|Institution:||University of New South Wales|
|Keywords:||Endocytosis; Galectin-3; Molecular lattice; dSTORM; Plasma membrane domain; Glycosylation|
|Full text PDF:||http://handle.unsw.edu.au/1959.4/54279|
Galectin-3 is a carbohydrate binding protein that is widely expressed and can be found in tissues and cells of the immune system. At the cell surface, galectin-3 interacts with various cell surface glycoproteins through its carbohydrate recognition domain (CRD) and exhibits multivalent binding properties by assembling into pentamers through its N-terminal domain. Galectin-3 molecules have been implicated in the formation of molecular lattices at plasma membranes and in endocytosis. The aim of this study was to examine the molecular arrangement of galectin-3 on the surface of fibroblasts and Hela cells as well resting and activated T cells, and investigate whether and how galectin-3 is internalized in T cells to generate signalling endosomes. To map the molecular organisation of galectin-3 on the cell surface, direct stochastic optical reconstruction microscopy (dSTORM) and quantitative analysis of galectin-3 and galectin-3 ligands was established.
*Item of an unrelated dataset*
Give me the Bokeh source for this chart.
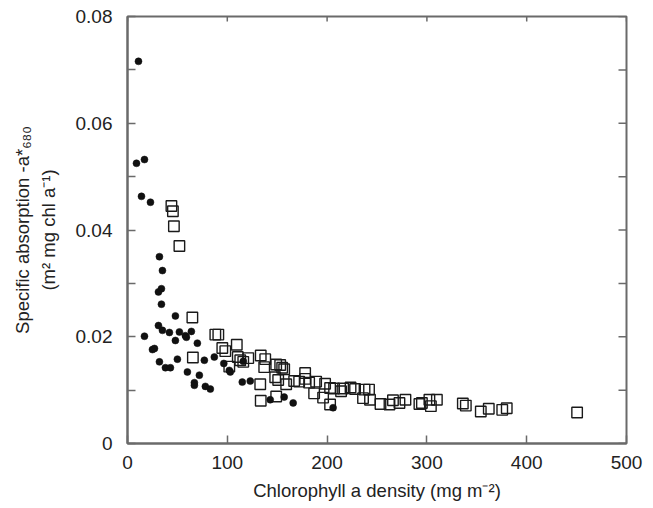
import math
from bokeh.plotting import figure
from bokeh.models import FixedTicker, Range1d
from bokeh.embed import file_html
from bokeh.resources import INLINE

# Filled circles
dots_x = [11, 9, 17, 14, 23, 32, 35, 34, 31, 34, 48, 31, 35, 42, 52, 58, 59, 64, 48, 17,
          70, 25, 27, 32, 38, 43, 50, 60, 72, 67, 67, 78, 83, 77, 87, 96.5, 102, 103, 115,
          123, 116, 143, 157, 166, 206]
dots_y = [0.0716, 0.0525, 0.0532, 0.0463, 0.0452, 0.0350, 0.0324, 0.0290, 0.0284, 0.0261,
          0.0239, 0.0221, 0.0212, 0.0208, 0.0209, 0.0202, 0.0199, 0.0210, 0.0193, 0.0201,
          0.0188, 0.0176, 0.0178, 0.0153, 0.0142, 0.0142, 0.0158, 0.0134, 0.0128, 0.0114,
          0.0109, 0.0107, 0.0102, 0.0156, 0.0162, 0.0150, 0.0137, 0.0134, 0.0115, 0.0117,
          0.0154, 0.0082, 0.0087, 0.0076, 0.0067]

# Open squares
sq_x = [44, 45.5, 46.5, 52, 65, 88, 91, 65.5, 95, 98, 109.5, 110.5, 113, 116, 121, 102,
        133.5, 138, 137, 133, 133.5, 149, 153, 155, 157, 148, 151, 159, 149, 167, 172, 178,
        178, 182, 189, 187, 196, 198, 203, 203, 207, 214, 216, 223.5, 228, 237.5, 242, 236,
        243, 253.5, 262.5, 266, 272.5, 278.5, 292.5, 295, 302.5, 304, 310, 336, 339, 354,
        362, 375.5, 380, 450.5]
sq_y = [0.0445, 0.0435, 0.0407, 0.0370, 0.0236, 0.0204, 0.0204, 0.0161, 0.0179, 0.0173,
        0.0185, 0.0162, 0.0156, 0.0153, 0.0160, 0.0144, 0.0165, 0.0158, 0.0143, 0.0111,
        0.0080, 0.0148, 0.0147, 0.0142, 0.0139, 0.0124, 0.0119, 0.0111, 0.0088, 0.0117,
        0.0116, 0.0132, 0.0121, 0.0114, 0.0116, 0.0094, 0.0086, 0.0112, 0.0073, 0.0104,
        0.0103, 0.0098, 0.0103, 0.0105, 0.0102, 0.0101, 0.0101, 0.0085, 0.0082, 0.0074,
        0.0073, 0.0081, 0.0076, 0.0082, 0.0074, 0.0076, 0.0082, 0.0070, 0.0082, 0.0075,
        0.0071, 0.0060, 0.0065, 0.0063, 0.0066, 0.0058]

x_ticks = [0, 100, 200, 300, 400, 500]
y_ticks = [0, 0.02, 0.04, 0.06, 0.08]
y_minor = [0.01, 0.03, 0.05, 0.07]
y_all = sorted(y_ticks + y_minor)

X_MAX = 500
Y_MAX = 0.08

FONT = "Liberation Sans"
AXC = "#6a6a6a"

p = figure(frame_width=499, frame_height=427, output_backend="svg", toolbar_location=None,
           x_range=Range1d(0, X_MAX), y_range=Range1d(0, Y_MAX),
           min_border_left=127, min_border_right=20, min_border_top=16, min_border_bottom=58)
p.outline_line_color = AXC
p.outline_line_width = 2
p.grid.visible = False
p.background_fill_color = "white"
p.border_fill_color = "white"


def style(ax, tick_in):
    ax.axis_line_color = AXC
    ax.axis_line_width = 2
    ax.major_tick_line_color = AXC
    ax.minor_tick_line_color = AXC
    ax.major_tick_line_width = 1.5
    ax.minor_tick_line_width = 1.5
    ax.major_tick_in = tick_in
    ax.major_tick_out = 0
    ax.minor_tick_in = tick_in
    ax.minor_tick_out = 0
    ax.major_label_text_font = FONT
    ax.major_label_text_color = "#222222"
    ax.major_label_text_font_size = "19px"
    ax.axis_label_text_font = FONT
    ax.axis_label_text_font_style = "normal"
    ax.axis_label_text_color = "#222222"
    ax.axis_label_text_font_size = "18.5px"


xb = p.xaxis[0]
xb.ticker = FixedTicker(ticks=x_ticks)
style(xb, 8)
xb.major_label_standoff = 12
xb.axis_label = "Chlorophyll a density (mg m\u207b\u00b2)"
xb.axis_label_standoff = 8

yl = p.yaxis[0]
yl.ticker = FixedTicker(ticks=y_ticks, minor_ticks=y_minor)
style(yl, 8)
yl.major_label_overrides = {0: "0"}
yl.major_label_standoff = 15
yl.axis_label = "Specific absorption -a*\u2086\u2088\u2080\n(m\u00b2 mg chl a\u207b\u00b9)"
yl.axis_label_standoff = 14

# inward ticks on the right and top frame edges
p.ray(x=[X_MAX] * len(y_all), y=y_all, length=8, length_units="screen", angle=math.pi,
      line_color=AXC, line_width=1.5)
p.ray(x=x_ticks, y=[Y_MAX] * len(x_ticks), length=5, length_units="screen", angle=-math.pi / 2,
      line_color=AXC, line_width=1.5)

p.scatter(sq_x, sq_y, marker="square", size=10.5, fill_color="white", fill_alpha=0,
          line_color="#1a1a1a", line_width=1.4)
p.scatter(dots_x, dots_y, marker="circle", size=7, fill_color="#111111", line_color="#111111",
          line_width=0.5)

open("out.html", "w").write(file_html(p, INLINE))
It was found that galectin-3 clustering depended on glycosphingolipids in the plasma membrane and that galectin-3-dependent clustering of known galectin-3 binding partners was sensitive to branched N-acetylglucosamine saccharides that were absent in β-1,6-N-acetylglycosaminyltransferase V (Mgat5)-deficient mouse embryonic fibroblasts (Mgat5-/- MEF). These data supports the concept that galectin-3 compartmentalises the plasma membrane. Next, it was demonstrated with confocal microscopy and flow cytometry that the binding of galectin-3 to the plasma membrane of T cells occurred in a carbohydrate-dependent fashion and led to internalisation. Further it was shown that uptake of galectin-3 was facilitated by different endocytic mechanisms suggesting that galectin-3 participates in various endocytic routes in T cells. Finally, in activated T cells, data is presented to show that galectin-3- positive vesicles were positioned at or near the immunological synapse and co-localised with proteins involved in signalling processes, suggesting that galectin-3 functions in the regulation of T cell signalling. In conclusion, the data presented in this PhD thesis suggest that galectin-3 binding to the cell surface creates distinct membrane domains in a glycosphingolipid- and branched N-glycosylation-dependent manner. In T cells, galectin-3 domains lead to the formation of galectin-3 vesicles that may function as signaling endosomes.